Harvard University / New York University
Esti Blanco-Elorrieta is an Assistant Professor of Psychology at New York University. In their research, Dr. Blanco-Elorrieta combines insights from monolingual and multilingual individuals, who process language through speech or sign, to inform an inclusive and comprehensive neurobiology of language. The goal is to identify the core components and principles under which the language system operates by identifying the processes that remain constant in the face of what could seem like very different linguistic experiences. Dr. Blanco-Elorrieta's research combines data from neuroimaging, computational and behavioral methods and takes the most naturalistic approach possible to inform theories that can not only account for laboratory based experiments but rather capture the multifaceted and socially influenced experience of what it means to communicate in the real world.
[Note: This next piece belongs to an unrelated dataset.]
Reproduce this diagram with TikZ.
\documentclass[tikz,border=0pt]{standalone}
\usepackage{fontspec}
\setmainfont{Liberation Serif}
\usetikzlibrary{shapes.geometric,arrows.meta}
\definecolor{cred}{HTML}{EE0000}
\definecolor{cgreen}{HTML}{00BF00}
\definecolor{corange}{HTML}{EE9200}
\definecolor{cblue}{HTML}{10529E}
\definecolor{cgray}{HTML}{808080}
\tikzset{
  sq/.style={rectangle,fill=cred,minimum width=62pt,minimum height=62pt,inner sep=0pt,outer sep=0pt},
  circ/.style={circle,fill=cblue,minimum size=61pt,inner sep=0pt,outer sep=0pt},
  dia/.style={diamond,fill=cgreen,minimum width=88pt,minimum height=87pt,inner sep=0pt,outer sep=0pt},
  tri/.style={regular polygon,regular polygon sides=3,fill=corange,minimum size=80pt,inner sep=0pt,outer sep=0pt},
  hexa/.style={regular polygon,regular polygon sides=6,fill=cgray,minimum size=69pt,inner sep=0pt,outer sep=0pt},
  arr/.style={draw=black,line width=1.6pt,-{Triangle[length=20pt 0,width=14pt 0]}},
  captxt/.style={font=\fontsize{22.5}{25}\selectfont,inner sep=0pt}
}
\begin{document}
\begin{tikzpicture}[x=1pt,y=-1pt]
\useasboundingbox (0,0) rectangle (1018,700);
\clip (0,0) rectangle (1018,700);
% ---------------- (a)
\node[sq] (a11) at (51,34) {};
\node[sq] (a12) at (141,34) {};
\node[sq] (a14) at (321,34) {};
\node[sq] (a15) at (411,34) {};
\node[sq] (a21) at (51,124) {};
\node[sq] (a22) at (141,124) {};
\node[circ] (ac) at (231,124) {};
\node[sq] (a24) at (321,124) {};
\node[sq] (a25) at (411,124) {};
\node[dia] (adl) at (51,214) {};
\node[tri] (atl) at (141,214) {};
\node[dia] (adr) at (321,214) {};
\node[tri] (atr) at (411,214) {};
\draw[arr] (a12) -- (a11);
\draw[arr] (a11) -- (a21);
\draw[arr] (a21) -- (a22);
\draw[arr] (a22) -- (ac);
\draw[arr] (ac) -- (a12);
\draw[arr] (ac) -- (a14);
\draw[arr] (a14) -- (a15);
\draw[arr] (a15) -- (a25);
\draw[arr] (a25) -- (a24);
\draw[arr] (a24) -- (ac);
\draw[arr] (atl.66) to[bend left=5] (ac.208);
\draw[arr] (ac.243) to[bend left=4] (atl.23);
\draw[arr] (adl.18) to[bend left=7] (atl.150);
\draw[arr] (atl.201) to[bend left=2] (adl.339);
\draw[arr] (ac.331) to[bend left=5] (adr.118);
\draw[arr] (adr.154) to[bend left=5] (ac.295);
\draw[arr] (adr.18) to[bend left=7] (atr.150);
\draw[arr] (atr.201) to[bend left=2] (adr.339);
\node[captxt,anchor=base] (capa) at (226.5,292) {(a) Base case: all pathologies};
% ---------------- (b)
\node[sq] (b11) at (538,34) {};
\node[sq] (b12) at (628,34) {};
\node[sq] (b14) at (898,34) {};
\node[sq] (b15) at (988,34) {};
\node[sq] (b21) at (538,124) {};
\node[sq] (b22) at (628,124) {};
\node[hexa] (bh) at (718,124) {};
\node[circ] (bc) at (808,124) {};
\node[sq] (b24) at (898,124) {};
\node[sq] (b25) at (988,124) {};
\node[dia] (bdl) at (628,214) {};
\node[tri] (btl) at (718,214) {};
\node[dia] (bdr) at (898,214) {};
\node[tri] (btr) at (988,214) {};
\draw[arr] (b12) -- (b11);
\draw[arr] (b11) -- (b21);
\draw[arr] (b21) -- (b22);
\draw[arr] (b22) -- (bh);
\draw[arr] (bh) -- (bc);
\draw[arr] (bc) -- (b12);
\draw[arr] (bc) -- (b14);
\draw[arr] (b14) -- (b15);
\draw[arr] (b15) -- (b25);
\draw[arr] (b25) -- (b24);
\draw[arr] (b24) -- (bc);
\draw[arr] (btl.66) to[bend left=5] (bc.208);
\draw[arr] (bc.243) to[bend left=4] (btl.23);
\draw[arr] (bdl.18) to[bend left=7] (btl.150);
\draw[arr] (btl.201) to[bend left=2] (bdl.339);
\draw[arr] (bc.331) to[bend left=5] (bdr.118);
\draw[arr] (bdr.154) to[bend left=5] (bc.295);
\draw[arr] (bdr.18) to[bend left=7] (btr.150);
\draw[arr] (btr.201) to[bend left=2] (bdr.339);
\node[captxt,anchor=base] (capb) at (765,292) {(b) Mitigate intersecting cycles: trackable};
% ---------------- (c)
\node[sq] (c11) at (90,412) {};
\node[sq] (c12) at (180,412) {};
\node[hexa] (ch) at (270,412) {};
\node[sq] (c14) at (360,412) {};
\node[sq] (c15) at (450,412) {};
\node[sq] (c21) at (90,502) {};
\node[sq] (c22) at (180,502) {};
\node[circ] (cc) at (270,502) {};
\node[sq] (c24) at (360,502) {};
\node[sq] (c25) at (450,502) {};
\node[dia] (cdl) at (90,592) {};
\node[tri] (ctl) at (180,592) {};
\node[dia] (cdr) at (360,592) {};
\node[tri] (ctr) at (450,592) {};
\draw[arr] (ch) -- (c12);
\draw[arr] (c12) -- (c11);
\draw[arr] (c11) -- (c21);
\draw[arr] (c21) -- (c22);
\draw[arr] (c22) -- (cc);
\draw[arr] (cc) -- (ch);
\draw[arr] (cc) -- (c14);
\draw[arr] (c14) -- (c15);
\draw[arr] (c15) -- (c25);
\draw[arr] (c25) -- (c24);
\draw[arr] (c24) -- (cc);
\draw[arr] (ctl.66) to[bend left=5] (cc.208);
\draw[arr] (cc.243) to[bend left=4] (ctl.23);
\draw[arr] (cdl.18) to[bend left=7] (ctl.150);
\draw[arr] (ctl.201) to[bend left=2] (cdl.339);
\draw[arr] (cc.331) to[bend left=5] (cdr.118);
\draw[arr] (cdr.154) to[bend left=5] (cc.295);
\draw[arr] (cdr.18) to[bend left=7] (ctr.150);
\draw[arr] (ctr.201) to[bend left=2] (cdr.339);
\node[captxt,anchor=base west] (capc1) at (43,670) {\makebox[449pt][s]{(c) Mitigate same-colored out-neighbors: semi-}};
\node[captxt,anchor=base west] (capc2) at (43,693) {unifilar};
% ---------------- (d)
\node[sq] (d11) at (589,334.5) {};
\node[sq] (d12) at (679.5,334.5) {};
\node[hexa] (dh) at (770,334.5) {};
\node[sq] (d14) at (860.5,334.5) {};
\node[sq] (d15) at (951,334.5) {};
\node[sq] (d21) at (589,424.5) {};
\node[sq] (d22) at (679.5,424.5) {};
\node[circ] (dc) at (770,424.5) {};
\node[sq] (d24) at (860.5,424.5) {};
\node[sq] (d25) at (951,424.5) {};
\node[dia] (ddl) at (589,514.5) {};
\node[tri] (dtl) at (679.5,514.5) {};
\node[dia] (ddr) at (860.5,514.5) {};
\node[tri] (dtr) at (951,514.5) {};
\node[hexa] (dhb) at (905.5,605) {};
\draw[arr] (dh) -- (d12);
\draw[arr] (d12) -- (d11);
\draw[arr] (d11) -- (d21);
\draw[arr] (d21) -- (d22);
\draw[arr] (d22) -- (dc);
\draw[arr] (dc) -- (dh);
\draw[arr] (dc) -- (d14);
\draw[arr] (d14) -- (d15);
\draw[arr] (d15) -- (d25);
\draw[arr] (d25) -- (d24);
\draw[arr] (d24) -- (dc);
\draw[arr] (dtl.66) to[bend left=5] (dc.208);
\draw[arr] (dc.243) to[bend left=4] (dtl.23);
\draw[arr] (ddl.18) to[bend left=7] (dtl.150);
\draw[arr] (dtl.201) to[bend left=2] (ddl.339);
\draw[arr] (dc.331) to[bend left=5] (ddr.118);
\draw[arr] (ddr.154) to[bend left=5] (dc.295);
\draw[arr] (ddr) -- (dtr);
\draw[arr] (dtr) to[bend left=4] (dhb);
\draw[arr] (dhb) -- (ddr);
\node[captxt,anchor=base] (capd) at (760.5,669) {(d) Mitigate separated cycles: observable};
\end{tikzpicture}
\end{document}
Dr. Blanco-Elorrieta obtained their PhD from New York University, where they worked at the Neuroscience of Language lab under Liina Pylkkänen's supervision, and completed their post-doctoral training at Harvard University with Alfonso Caramazza. In 2019, Dr. Blanco-Elorrieta was recognized as a Forbes 30 under 30 scientist.
Universitat Oberta de Catalunya
I got my degree in Psychology in 2002 at the University of Padua (Italy). In 2003 I joined the Cognitive Neuroscience Laboratory in Brescia (Italy) where I have been working as a clinical neuropsychologist and, at the same time, collaborating on projects that investigated language deficits in patients with Frontotemporal dementia and the use of brain stimulation as a rehabilitation tool for patients with neurodegenerative diseases.
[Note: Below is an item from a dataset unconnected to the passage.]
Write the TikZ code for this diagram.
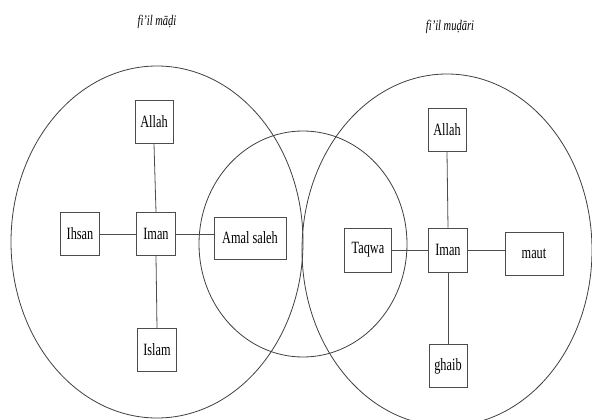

From 2006 to 2009, I did my PhD in Psychobiology at the University of Padua (Italy) focussing on the neurophysiological components of semantic and episodic memory in elderly.
In 2009, I joined the Speech Production and Bilingualism (SPB) at the Center for Brain and Cognition (Pompeu Fabra University). From 2009 on my research interests are focused on the study of word production, non-linguistic control processes in brain-damaged (post-stroke and neurodegenerative diseases) individuals with a special emphasis on bilingual speakers, and on bilingualism as a contributor to cognitive reserve in dementia. In 2010 I was awarded the ‘Juan de la Cierva’ post-doctoral fellowship and in 2014 the ‘Ramón y Cajal’ fellowship from the Spanish Government.
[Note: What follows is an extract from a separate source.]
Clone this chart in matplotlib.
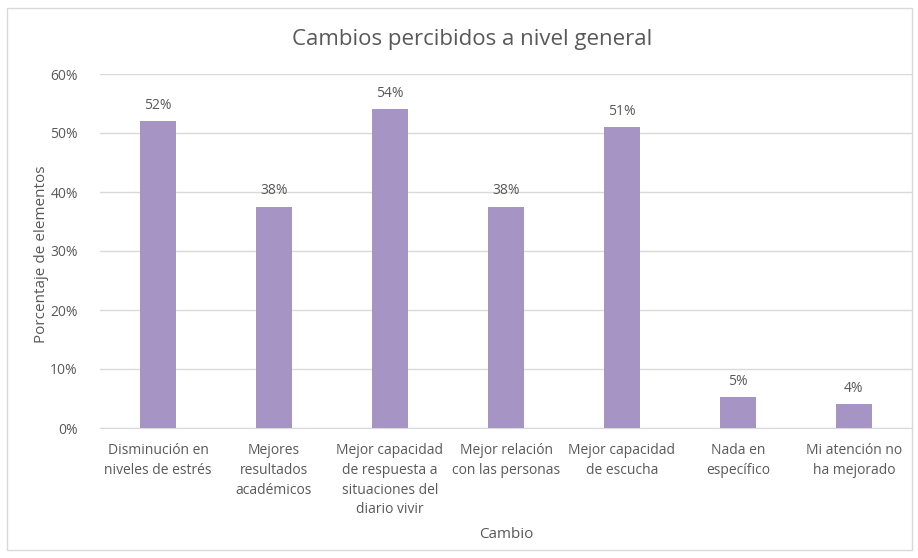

Since December 2019, I am an Associate Professor of the Master in Neuropsychology at the Faculty of Health Sciences of the Universitat Oberta de Catalunya and member of Cognitive NeuroLab.
Universitá degli Studi di Padova
Judit Gervain is a Full Professor at the Department of Developmental and Social Psychology of the University of Padua, Italy as well as a Senior Research Scientist at the CNRS, Paris, France. She is trained as a theoretical linguist, obtained a PhD in 2002 in Cognitive Neuroscience under the mentorship of Jacques Mehler from SISSA, Trieste, Italy. She then worked as a post doctoral researcher at the University of British Columbia, Vancouver, Canada. In 2009, she took up a research position at the CNRS, in Paris, France, from which she moved to the University of Padua in 2020. Her research focuses early speech perception and language acquisition in typically developing monolingual, bilingual infants as well as in infants with hearing impairment. She uses behavioral and brain imaging techniques to explore the perceptual and language as well as their neural correlates. Her work has been published in leading journals, such as Science Advances, Nature Communications, PNAS and Current Biology. She is an associate editor at Developmental Science, Cognition and Neurophotonics. Her work is currently funded by an ERC Consolidator Grant.
University of Zurich
Balthasar Bickel is Professor of General Linguistics in the Department of Comparative Language Science at the University of Zurich and Director of Switzerland's National Research Center on Evolving Language. He uses experimental and data-science methods across languages and species to uncover the cultural and biological forces that determine how languages evolve, how they are processed, and how they are acquired.
Balthasar Bickel got his graduate training in the Cognitive Anthropology group at the Max Planck Institute for Psycholinguistics in Nijmegen and received his PhD in 1997 from the University of Zurich. After postdocs in Mainz and Berkeley and an assistant professorship in Zurich, he became a professor of linguistic typology at the University of Leipzig in 2002, and then moved to Zurich in 2011.